**Aim of the exercise**
Reproduce the listing below in full and without alteration, apart from its pictures.

**Collected data**
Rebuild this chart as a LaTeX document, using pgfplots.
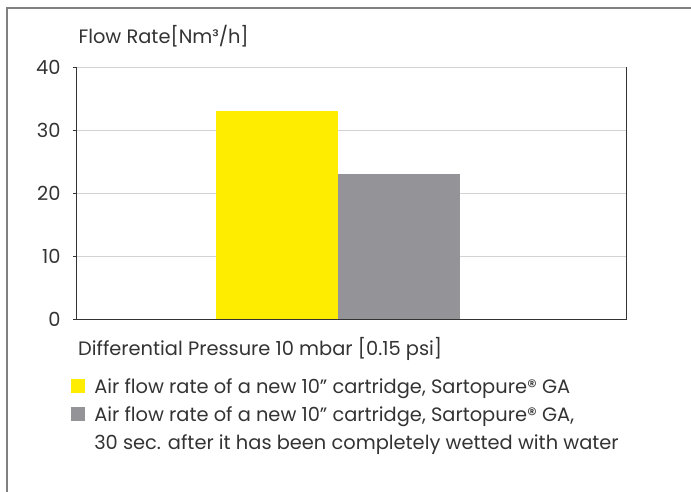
\documentclass[border=0pt]{standalone}
\usepackage{fontspec}
\setmainfont{Poppins}
\usepackage{pgfplots}
\pgfplotsset{compat=1.18}
\definecolor{ybarc}{HTML}{FFED00}
\definecolor{gbarc}{HTML}{939398}
\definecolor{txt}{HTML}{333333}
\definecolor{framec}{HTML}{808080}
\definecolor{gridc}{HTML}{D3D3D3}
\begin{document}
\begin{tikzpicture}[font=\fontsize{19.4bp}{23bp}\selectfont]
\path[use as bounding box] (0,0) rectangle (691bp,492bp);
\draw[framec, line width=1.3bp] (7bp,0) -- (7bp,484bp) -- (691bp,484bp);
\begin{axis}[
  at={(76.7bp,173bp)}, anchor=south west,
  scale only axis, width=550bp, height=251.6bp,
  xmin=0, xmax=550, ymin=0, ymax=40,
  axis x line*=bottom,
  xtick=\empty,
  ytick={0,10,20,30,40},
  ytick pos=left,
  ymajorgrids, grid style={gridc, line width=0.9bp},
  axis line style={txt, line width=0.9bp},
  tick style={txt, line width=0.9bp},
  tick align=outside, major tick length=3.5bp,
  /pgf/number format/assume math mode=true,
  yticklabel style={anchor=east, inner sep=0pt, xshift=-12.5bp, text=txt, font=\fontsize{19.4bp}{23bp}\selectfont},
  legend style={at={(-0.0104,-0.2385)}, anchor=north west, draw=none, fill=none,
    inner sep=0pt, outer sep=0pt, row sep=10bp,
    font=\fontsize{19.4bp}{23bp}\selectfont, text=txt,
    cells={anchor=base west},
    nodes={inner sep=0pt, text height=14bp, text depth=4bp},
    /tikz/every odd column/.append style={column sep=9.3bp}},
]
\addplot[ybar, bar width=122, bar shift=0pt, fill=ybarc, draw=none,
  legend image code/.code={\fill[ybarc] (0bp,0bp) rectangle (14bp,14bp);}]
  coordinates {(200.3,33)};
\addlegendentry{Air flow rate of a new 10” cartridge, Sartopure® GA}
\addplot[ybar, bar width=122, bar shift=0pt, fill=gbarc, draw=none,
  legend image code/.code={\fill[gbarc] (0bp,0bp) rectangle (14bp,14bp);}]
  coordinates {(322.3,23)};
\addlegendentry{Air flow rate of a new 10” cartridge, Sartopure® GA,}
\addlegendimage{empty legend}
\addlegendentry{30 sec. after it has been completely wetted with water}
\end{axis}
\node[anchor=base west, text=txt, inner sep=0pt] at (78.3bp,448bp) {Flow Rate[Nm³/h]};
\node[anchor=base west, text=txt, inner sep=0pt] at (78bp,136bp) {Differential Pressure 10 mbar [0.15 psi]};
\end{tikzpicture}
\end{document}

**Solved exercise**
Rebuild this chart as a LaTeX document, using pgfplots.
\documentclass[border=0pt]{standalone}
\usepackage{fontspec}
\setmainfont{Poppins}
\usepackage{pgfplots}
\pgfplotsset{compat=1.18}
\definecolor{ybarc}{HTML}{FFED00}
\definecolor{gbarc}{HTML}{939398}
\definecolor{txt}{HTML}{333333}
\definecolor{framec}{HTML}{808080}
\definecolor{gridc}{HTML}{D3D3D3}
\begin{document}
\begin{tikzpicture}[font=\fontsize{19.4bp}{23bp}\selectfont]
\path[use as bounding box] (0,0) rectangle (691bp,492bp);
\draw[framec, line width=1.3bp] (7bp,0) -- (7bp,484bp) -- (691bp,484bp);
\begin{axis}[
  at={(76.7bp,173bp)}, anchor=south west,
  scale only axis, width=550bp, height=251.6bp,
  xmin=0, xmax=550, ymin=0, ymax=40,
  axis x line*=bottom,
  xtick=\empty,
  ytick={0,10,20,30,40},
  ytick pos=left,
  ymajorgrids, grid style={gridc, line width=0.9bp},
  axis line style={txt, line width=0.9bp},
  tick style={txt, line width=0.9bp},
  tick align=outside, major tick length=3.5bp,
  /pgf/number format/assume math mode=true,
  yticklabel style={anchor=east, inner sep=0pt, xshift=-12.5bp, text=txt, font=\fontsize{19.4bp}{23bp}\selectfont},
  legend style={at={(-0.0104,-0.2385)}, anchor=north west, draw=none, fill=none,
    inner sep=0pt, outer sep=0pt, row sep=10bp,
    font=\fontsize{19.4bp}{23bp}\selectfont, text=txt,
    cells={anchor=base west},
    nodes={inner sep=0pt, text height=14bp, text depth=4bp},
    /tikz/every odd column/.append style={column sep=9.3bp}},
]
\addplot[ybar, bar width=122, bar shift=0pt, fill=ybarc, draw=none,
  legend image code/.code={\fill[ybarc] (0bp,0bp) rectangle (14bp,14bp);}]
  coordinates {(200.3,33)};
\addlegendentry{Air flow rate of a new 10” cartridge, Sartopure® GA}
\addplot[ybar, bar width=122, bar shift=0pt, fill=gbarc, draw=none,
  legend image code/.code={\fill[gbarc] (0bp,0bp) rectangle (14bp,14bp);}]
  coordinates {(322.3,23)};
\addlegendentry{Air flow rate of a new 10” cartridge, Sartopure® GA,}
\addlegendimage{empty legend}
\addlegendentry{30 sec. after it has been completely wetted with water}
\end{axis}
\node[anchor=base west, text=txt, inner sep=0pt] at (78.3bp,448bp) {Flow Rate[Nm³/h]};
\node[anchor=base west, text=txt, inner sep=0pt] at (78bp,136bp) {Differential Pressure 10 mbar [0.15 psi]};
\end{tikzpicture}
\end{document}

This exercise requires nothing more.